What: Shares of digital coupon site RetailMeNot (NASDAQ: SALE) slumped 11.2% during February, according to data provided by S&P Global Market Intelligence. The company managed to beat analyst expectations for both revenue and earnings when it reported its fourth-quarter results on Feb. 9, but disappointing guidance sent the stock tumbling.
So what: RetailMeNot reported quarterly revenue of $83.1 million, down 5% year over year but about $7 million higher than analysts were expecting. Areas of strength for RetailMeNot included in-store and advertising revenue, which grew 57% year over year to $21.7 million, and mobile online transaction revenue, which grew 19% year over year to $9 million. However, a 21% year-over-year decline in desktop online transaction revenue, which accounts for nearly two-thirds of total revenue, more than offset those gains.
RetailMeNot also beat analyst estimates for earnings, reporting non-GAAP EPS of $0.36, $0.08 higher than analysts were expecting. Despite the earnings beat, non-GAAP EPS still declined by 16.3% year over year, and GAAP EPS of $0.17 fell 34.6%. Lower revenue and higher costs led to the steep decline in earnings.
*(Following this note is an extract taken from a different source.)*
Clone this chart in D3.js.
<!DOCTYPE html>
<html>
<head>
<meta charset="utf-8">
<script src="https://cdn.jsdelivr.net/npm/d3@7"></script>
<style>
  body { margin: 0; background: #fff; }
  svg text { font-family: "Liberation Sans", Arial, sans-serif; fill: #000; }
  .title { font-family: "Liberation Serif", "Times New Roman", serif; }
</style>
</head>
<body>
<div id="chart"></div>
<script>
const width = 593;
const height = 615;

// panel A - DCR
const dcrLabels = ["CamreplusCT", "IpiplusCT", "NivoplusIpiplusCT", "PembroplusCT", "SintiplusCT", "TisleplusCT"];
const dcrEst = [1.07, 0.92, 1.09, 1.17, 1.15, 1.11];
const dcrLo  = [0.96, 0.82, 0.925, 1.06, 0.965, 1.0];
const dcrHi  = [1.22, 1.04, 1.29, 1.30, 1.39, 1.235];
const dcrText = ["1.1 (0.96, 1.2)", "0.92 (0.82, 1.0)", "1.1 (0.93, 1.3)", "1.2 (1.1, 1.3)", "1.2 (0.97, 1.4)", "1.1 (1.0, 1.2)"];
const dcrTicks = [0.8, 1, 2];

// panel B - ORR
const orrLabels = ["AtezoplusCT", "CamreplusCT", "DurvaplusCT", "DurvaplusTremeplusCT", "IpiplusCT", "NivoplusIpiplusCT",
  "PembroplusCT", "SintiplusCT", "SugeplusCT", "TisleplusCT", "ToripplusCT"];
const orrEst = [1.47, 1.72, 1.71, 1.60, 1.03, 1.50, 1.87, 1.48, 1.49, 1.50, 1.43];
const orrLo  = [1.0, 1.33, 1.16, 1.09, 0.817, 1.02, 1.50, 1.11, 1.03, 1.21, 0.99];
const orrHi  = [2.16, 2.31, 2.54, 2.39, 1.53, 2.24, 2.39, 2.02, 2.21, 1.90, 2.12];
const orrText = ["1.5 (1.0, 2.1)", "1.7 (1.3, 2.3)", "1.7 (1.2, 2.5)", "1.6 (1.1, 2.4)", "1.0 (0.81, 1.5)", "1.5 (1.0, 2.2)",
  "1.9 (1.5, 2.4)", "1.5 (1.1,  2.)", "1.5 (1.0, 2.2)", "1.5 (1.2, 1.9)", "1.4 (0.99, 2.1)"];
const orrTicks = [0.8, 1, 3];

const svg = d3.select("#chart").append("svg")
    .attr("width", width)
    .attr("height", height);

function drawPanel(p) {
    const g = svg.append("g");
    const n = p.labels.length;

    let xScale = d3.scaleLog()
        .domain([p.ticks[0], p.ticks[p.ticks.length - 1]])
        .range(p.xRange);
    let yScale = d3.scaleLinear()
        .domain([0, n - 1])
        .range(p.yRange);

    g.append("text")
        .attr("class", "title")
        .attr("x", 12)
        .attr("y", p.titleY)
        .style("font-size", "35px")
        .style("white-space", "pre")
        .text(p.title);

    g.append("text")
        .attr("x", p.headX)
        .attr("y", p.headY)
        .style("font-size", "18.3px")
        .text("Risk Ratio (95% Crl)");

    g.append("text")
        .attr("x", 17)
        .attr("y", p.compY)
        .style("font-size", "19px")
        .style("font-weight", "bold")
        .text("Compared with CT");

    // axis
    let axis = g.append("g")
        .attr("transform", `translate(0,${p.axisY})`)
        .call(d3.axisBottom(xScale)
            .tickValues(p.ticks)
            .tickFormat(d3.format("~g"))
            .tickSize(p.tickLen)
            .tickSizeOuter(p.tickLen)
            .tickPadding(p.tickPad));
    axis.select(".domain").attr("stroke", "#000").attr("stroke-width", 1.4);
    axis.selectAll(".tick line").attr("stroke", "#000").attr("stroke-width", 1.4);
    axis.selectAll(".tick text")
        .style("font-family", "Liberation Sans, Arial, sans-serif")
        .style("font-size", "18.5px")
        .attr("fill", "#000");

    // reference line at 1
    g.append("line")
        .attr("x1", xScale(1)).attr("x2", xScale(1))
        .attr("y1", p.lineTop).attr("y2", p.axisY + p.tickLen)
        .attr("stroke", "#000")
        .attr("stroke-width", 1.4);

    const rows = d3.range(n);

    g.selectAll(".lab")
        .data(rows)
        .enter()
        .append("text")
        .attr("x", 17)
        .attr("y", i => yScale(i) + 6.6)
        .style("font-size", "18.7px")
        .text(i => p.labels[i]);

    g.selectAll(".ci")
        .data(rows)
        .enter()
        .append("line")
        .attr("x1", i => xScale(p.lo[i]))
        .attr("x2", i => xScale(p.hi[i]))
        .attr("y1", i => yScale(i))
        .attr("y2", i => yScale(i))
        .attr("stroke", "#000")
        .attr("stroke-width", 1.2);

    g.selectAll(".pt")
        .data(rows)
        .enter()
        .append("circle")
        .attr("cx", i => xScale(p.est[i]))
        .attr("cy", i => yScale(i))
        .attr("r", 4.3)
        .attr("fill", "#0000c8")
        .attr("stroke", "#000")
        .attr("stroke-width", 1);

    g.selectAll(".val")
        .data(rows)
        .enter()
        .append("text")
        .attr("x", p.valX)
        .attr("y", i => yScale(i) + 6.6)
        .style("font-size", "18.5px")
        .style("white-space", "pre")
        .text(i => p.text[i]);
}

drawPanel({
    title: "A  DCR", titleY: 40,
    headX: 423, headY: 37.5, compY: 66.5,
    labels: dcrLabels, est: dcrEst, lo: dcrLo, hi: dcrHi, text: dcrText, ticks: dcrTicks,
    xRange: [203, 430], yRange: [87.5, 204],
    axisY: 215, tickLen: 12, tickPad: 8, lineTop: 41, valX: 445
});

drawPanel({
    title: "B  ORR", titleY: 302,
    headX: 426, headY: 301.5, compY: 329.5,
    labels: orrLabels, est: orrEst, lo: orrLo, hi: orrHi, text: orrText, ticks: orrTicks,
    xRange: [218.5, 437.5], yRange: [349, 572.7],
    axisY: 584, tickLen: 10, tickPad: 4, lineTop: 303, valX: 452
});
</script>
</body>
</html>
While RetailMeNot did better than analysts were expecting during the fourth quarter, the company's guidance came up short. RetailMeNot expects revenue to decline by 15% year over year during the first quarter at the midpoint of its guidance, with a 7% decline expected for the full year. Analysts expected substantially higher revenue guidance in both cases.
Now what: RetailMeNot grew very quickly in the years leading up to its 2013 IPO, but both revenue and earnings per share peaked in 2014. The company's fourth-quarter results, while better than expected, were still lackluster, and guidance calling for a steep decline in revenue brings into question whether RetailMeNot's growth story remains intact.
Since peaking in early 2014, shares of RetailMeNot are down more than 80%. Management sounded optimistic about the company's future, with CEO Cotter Cunningham pointing to investments in mobile, expanding offer content, and leveraging data as key drivers of long-term growth. But with the company's revenue decline expected to accelerated in 2016, a turnaround doesn't seem imminent.